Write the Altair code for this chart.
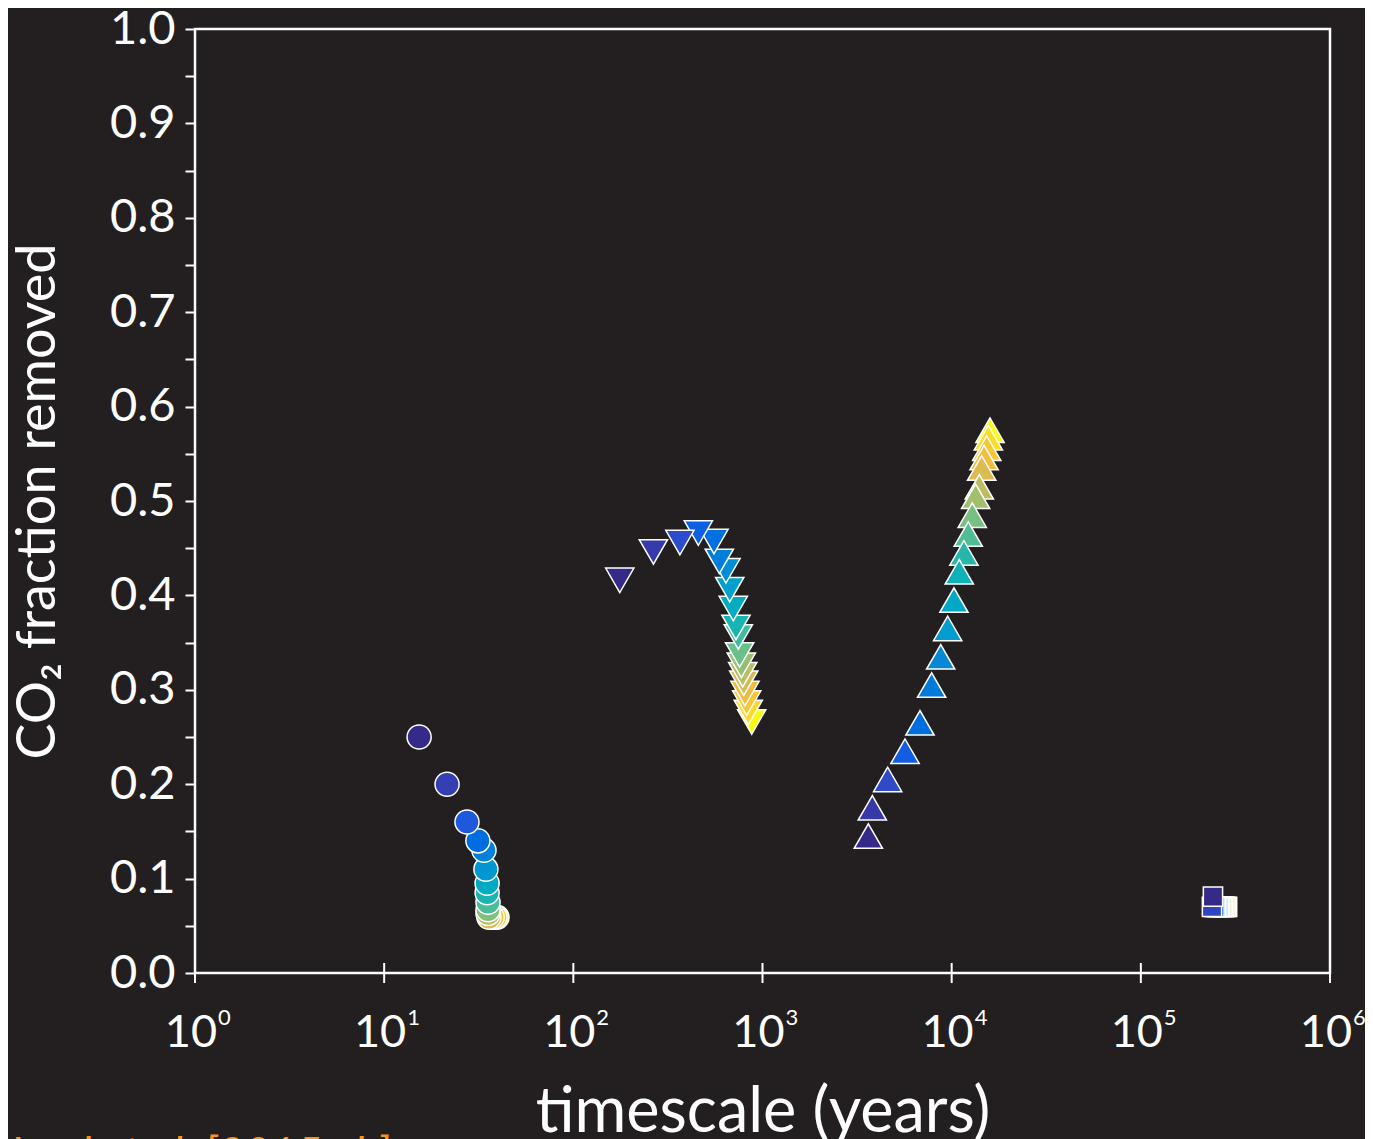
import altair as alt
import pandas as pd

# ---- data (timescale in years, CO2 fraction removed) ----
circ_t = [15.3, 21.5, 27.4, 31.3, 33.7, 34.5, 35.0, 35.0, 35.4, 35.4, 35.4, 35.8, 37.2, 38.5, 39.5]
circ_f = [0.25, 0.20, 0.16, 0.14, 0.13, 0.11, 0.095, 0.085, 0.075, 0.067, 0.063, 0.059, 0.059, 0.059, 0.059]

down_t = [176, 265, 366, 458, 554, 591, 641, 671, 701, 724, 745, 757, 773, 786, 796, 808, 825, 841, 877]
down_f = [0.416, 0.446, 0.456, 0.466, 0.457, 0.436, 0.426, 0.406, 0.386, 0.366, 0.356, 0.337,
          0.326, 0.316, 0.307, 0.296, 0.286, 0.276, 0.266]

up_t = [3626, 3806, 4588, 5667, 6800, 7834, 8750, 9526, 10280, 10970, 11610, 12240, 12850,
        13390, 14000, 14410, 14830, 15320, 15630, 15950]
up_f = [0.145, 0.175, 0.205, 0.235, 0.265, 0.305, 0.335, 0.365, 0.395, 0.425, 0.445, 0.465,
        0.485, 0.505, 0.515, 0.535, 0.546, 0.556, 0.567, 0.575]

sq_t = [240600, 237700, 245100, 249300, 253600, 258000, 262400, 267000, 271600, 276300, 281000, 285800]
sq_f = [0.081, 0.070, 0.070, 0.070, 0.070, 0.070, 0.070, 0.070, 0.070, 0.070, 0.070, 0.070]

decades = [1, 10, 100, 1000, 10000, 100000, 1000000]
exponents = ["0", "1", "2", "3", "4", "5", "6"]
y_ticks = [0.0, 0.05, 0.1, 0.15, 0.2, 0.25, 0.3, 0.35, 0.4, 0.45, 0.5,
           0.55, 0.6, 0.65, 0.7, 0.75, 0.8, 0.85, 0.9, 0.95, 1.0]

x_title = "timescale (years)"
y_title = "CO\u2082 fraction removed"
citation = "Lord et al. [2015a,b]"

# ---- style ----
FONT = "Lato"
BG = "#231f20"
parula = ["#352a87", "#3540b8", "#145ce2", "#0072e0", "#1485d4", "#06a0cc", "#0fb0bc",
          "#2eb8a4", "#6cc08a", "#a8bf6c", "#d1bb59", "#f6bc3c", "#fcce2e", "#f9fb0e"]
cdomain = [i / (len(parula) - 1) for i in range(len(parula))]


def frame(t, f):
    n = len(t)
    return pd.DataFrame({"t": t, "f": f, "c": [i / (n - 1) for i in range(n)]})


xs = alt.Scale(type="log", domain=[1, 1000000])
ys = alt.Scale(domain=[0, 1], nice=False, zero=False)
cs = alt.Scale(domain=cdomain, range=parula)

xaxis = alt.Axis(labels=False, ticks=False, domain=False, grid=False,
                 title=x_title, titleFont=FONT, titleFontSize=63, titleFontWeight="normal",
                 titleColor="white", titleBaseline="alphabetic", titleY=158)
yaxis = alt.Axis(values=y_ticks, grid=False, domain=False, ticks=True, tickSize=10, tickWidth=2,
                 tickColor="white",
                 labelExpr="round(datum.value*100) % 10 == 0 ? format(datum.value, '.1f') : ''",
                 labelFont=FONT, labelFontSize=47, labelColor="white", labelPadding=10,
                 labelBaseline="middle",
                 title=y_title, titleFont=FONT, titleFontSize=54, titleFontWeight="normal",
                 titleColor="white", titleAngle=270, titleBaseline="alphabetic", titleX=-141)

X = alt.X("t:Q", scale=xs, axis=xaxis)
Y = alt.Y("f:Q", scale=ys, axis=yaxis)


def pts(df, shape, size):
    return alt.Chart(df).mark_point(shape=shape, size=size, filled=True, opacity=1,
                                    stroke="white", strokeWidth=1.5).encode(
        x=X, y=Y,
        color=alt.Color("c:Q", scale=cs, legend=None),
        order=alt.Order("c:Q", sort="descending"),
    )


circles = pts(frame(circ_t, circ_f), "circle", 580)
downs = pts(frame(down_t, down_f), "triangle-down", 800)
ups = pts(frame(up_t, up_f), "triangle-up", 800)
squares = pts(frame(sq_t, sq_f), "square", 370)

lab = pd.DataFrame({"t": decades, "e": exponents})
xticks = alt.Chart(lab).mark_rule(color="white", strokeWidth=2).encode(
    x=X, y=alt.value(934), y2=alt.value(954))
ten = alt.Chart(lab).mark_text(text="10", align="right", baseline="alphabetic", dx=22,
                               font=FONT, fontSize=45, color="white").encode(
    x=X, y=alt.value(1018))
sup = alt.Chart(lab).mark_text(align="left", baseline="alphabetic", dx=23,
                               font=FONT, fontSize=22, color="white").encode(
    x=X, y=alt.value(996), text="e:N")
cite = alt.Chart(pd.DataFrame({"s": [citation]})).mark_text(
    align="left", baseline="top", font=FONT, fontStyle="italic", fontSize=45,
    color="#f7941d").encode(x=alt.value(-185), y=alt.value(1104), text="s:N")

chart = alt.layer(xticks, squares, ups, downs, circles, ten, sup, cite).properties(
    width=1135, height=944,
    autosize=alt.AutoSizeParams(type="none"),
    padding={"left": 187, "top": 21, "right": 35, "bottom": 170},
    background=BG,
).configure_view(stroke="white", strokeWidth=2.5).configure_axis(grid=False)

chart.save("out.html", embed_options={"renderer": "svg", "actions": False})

● **Objective**
Write out again, exactly, the lines from the start of the listing up to the line containing "0.059, 0.059, 0.059]", with both ends and without pictures.

● **Complete output**
Write the Altair code for this chart.
import altair as alt
import pandas as pd

# ---- data (timescale in years, CO2 fraction removed) ----
circ_t = [15.3, 21.5, 27.4, 31.3, 33.7, 34.5, 35.0, 35.0, 35.4, 35.4, 35.4, 35.8, 37.2, 38.5, 39.5]
circ_f = [0.25, 0.20, 0.16, 0.14, 0.13, 0.11, 0.095, 0.085, 0.075, 0.067, 0.063, 0.059, 0.059, 0.059, 0.059]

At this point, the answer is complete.